Pero claro, también hay escenas verdaderamente bochornosas. No importa que un personaje lo aclare, ya lo sabíamos, estuvimos allí sentados. Todo lo del bebé es un mamarracho, porque se supone que es algo dramático y siempre, pero siempre, es una carcajada tras otra por el papelón. De eso, hay mucho, por eso la película nunca se vuelve simpáticamente fallida o agradablemente despareja. Tampoco indigna todo el tiempo, a veces las cosas no tienen sentido. La abyección, sin embargo, tiene su aparición estelar en dos o tres momentos que destruyen cualquier posibilidad de empatizar con Bardo.

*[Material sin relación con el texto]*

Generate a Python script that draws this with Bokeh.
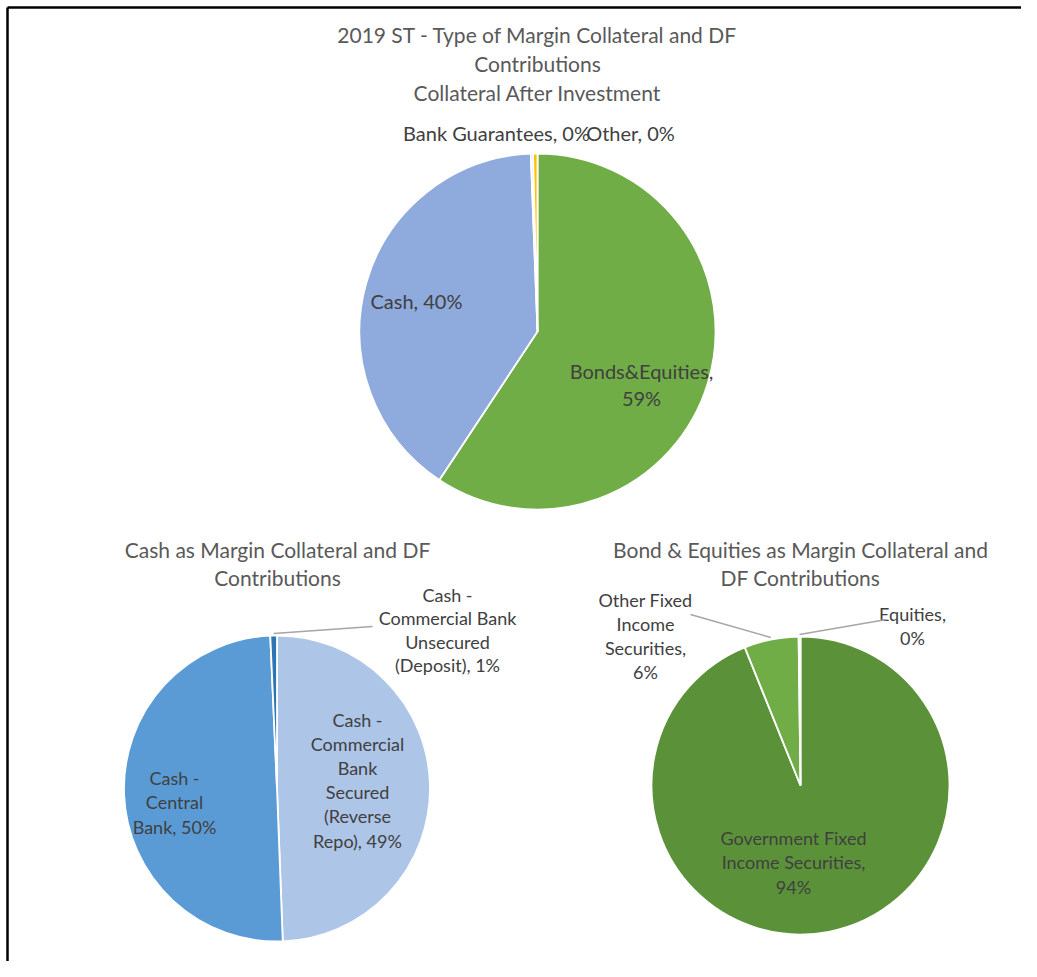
import math
from bokeh.plotting import figure
from bokeh.models import Range1d, ColumnDataSource
from bokeh.core.properties import value
from bokeh.embed import file_html
from bokeh.resources import INLINE

# ---------------- data ----------------
top_title = "2019 ST - Type of Margin Collateral and DF\nContributions\nCollateral After Investment"
top_cats = ["Bonds&Equities", "Cash", "Bank Guarantees", "Other"]
top_vals = [59.3, 40.1, 0.2, 0.4]
top_pct = ["59%", "40%", "0%", "0%"]
top_colors = ["#70AD47", "#8FAADC", "#A5A5A5", "#FFC000"]

cash_title = "Cash as Margin Collateral and DF\nContributions"
cash_cats = ["Cash - Commercial Bank Secured (Reverse Repo)", "Cash - Central Bank",
             "Cash - Commercial Bank Unsecured (Deposit)"]
cash_vals = [49.4, 49.9, 0.7]
cash_pct = ["49%", "50%", "1%"]
cash_colors = ["#ADC5E7", "#5B9BD5", "#2E75B6"]

bond_title = "Bond & Equities as Margin Collateral and\nDF Contributions"
bond_cats = ["Government Fixed Income Securities", "Other Fixed Income Securities", "Equities"]
bond_vals = [93.9, 5.9, 0.2]
bond_pct = ["94%", "6%", "0%"]
bond_colors = ["#5B9239", "#70AD47", "#A9D18E"]

# ---------------- layout ----------------
W, H = 1021, 961
OFF = 0


def Y(y_page):
    return H - (y_page - OFF)


def X(x_page):
    return x_page - OFF


p = figure(width=W, height=H, output_backend="svg", toolbar_location=None,
           x_range=Range1d(0, W), y_range=Range1d(0, H),
           x_axis_location=None, y_axis_location=None, min_border=0)
p.grid.visible = False
p.outline_line_color = None
p.background_fill_color = "white"

# frame border (left and top)
p.line([X(7), X(7)], [Y(7), 0], line_color="black", line_width=2.5)
p.line([X(7), W], [Y(7), Y(7)], line_color="black", line_width=2.5)

TXT = "#404040"
TTL = "#595959"
FONT = value("Lato")


def pie(cx, cy, r, vals, colors):
    total = float(sum(vals))
    starts, ends, cum = [], [], 0.0
    for v in vals:
        a0 = math.pi / 2 - 2 * math.pi * cum / total
        cum += v
        a1 = math.pi / 2 - 2 * math.pi * cum / total
        starts.append(a0)
        ends.append(a1)
    src = ColumnDataSource(dict(x=[X(cx)] * len(vals), y=[Y(cy)] * len(vals),
                                s=starts, e=ends, c=colors))
    p.wedge(x="x", y="y", radius=r, start_angle="s", end_angle="e", direction="clock",
            fill_color="c", line_color="white", line_width=1.8, source=src)
    mids = [(a + b) / 2 for a, b in zip(starts, ends)]
    return mids


def edge_point(cx, cy, r, ang):
    return X(cx) + r * math.cos(ang), Y(cy) + r * math.sin(ang)


def label(xp, yp, txt, size, lh=1.1, color=TXT):
    p.text(x=[X(xp)], y=[Y(yp)], text=[txt], text_align="center", text_baseline="middle",
           text_font=FONT, text_font_size=size, text_color=color, text_line_height=lh)


# ---------- top pie ----------
label(537, 63, top_title, "21px", lh=1.15, color=TTL)
tm = pie(537, 331, 178, top_vals, top_colors)
label(641, 383.5, top_cats[0] + ",\n" + top_pct[0], "20px", lh=1.125)
label(416, 300, top_cats[1] + ", " + top_pct[1], "20px")
label(496, 132, top_cats[2] + ", " + top_pct[2], "20px")
label(630, 132, top_cats[3] + ", " + top_pct[3], "20px")

# ---------- cash pie ----------
label(277, 563, cash_title, "21px", lh=1.11, color=TTL)
cm = pie(276.5, 788, 153, cash_vals, cash_colors)
label(357, 779.5, "Cash -\nCommercial\nBank\nSecured\n(Reverse\nRepo), " + cash_pct[0], "18px", lh=1.1)
label(174, 802, "Cash -\nCentral\nBank, " + cash_pct[1], "18px", lh=1.1)
label(447, 629.5, "Cash -\nCommercial Bank\nUnsecured\n(Deposit), " + cash_pct[2], "18px", lh=1.07)
sx, sy = edge_point(276.5, 788, 155, cm[2])
p.line([sx, X(372)], [sy, Y(626)], line_color="#A6A6A6", line_width=1.5)

# ---------- bond pie ----------
label(800, 563, bond_title, "21px", lh=1.11, color=TTL)
bm = pie(800, 785, 149, bond_vals, bond_colors)
label(793, 862, "Government Fixed\nIncome Securities,\n" + bond_pct[0], "18px", lh=1.1)
label(645, 635.5, "Other Fixed\nIncome\nSecurities,\n" + bond_pct[1], "18px", lh=1.1)
label(912, 625.5, "Equities,\n" + bond_pct[2], "18px", lh=1.07)
sx, sy = edge_point(800, 785, 151, bm[1])
p.line([sx, X(690)], [sy, Y(614)], line_color="#A6A6A6", line_width=1.5)
sx, sy = edge_point(800, 785, 151, bm[2])
p.line([sx, X(886)], [sy, Y(619)], line_color="#A6A6A6", line_width=1.5)

open("out.html", "w").write(file_html(p, INLINE))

Muchos realizadores han hecho películas así. No solo Federico Fellini e Ingmar Bergman, también Bob Fosse, muchas veces Woody Allen y otros directores de los más variados estilos. Hay claras referencias a algunos de ellos, pero es tan obvio que no hay que ahondar demasiado. Ser un director ambicioso es una apuesta en la cual caer en el exceso y resultar pretencioso y ridículo es una posibilidad. Si le agregamos tonterías como una crítica obvia a la televisión basura y las redes, sin ninguna complejidad, entonces el combo resulta poco interesante. Hay momentos en los cuales Bardo podría haber terminado sin problemas. También es cierto que en manos de un montajista que no fuera el engolosinado autor podría haber durado una hora menos. La película entra y sale, se cuestiona, tiene dudas, se cae, se equivoca, se pierde y vuelve a buscar una salida. Tiene contradicciones que los propios personajes dicen en los diálogos. Hay dos escenas que merecían mejor acompañamiento. Una es la del protagonista junto a su hija charlando en una pileta frente al mar. La otra, bastante cercana, con su hijo hablando en el avión. Dos momentos de los pocos que respiran una verdad cinematográfica y humana dentro de este largometraje tan disperso.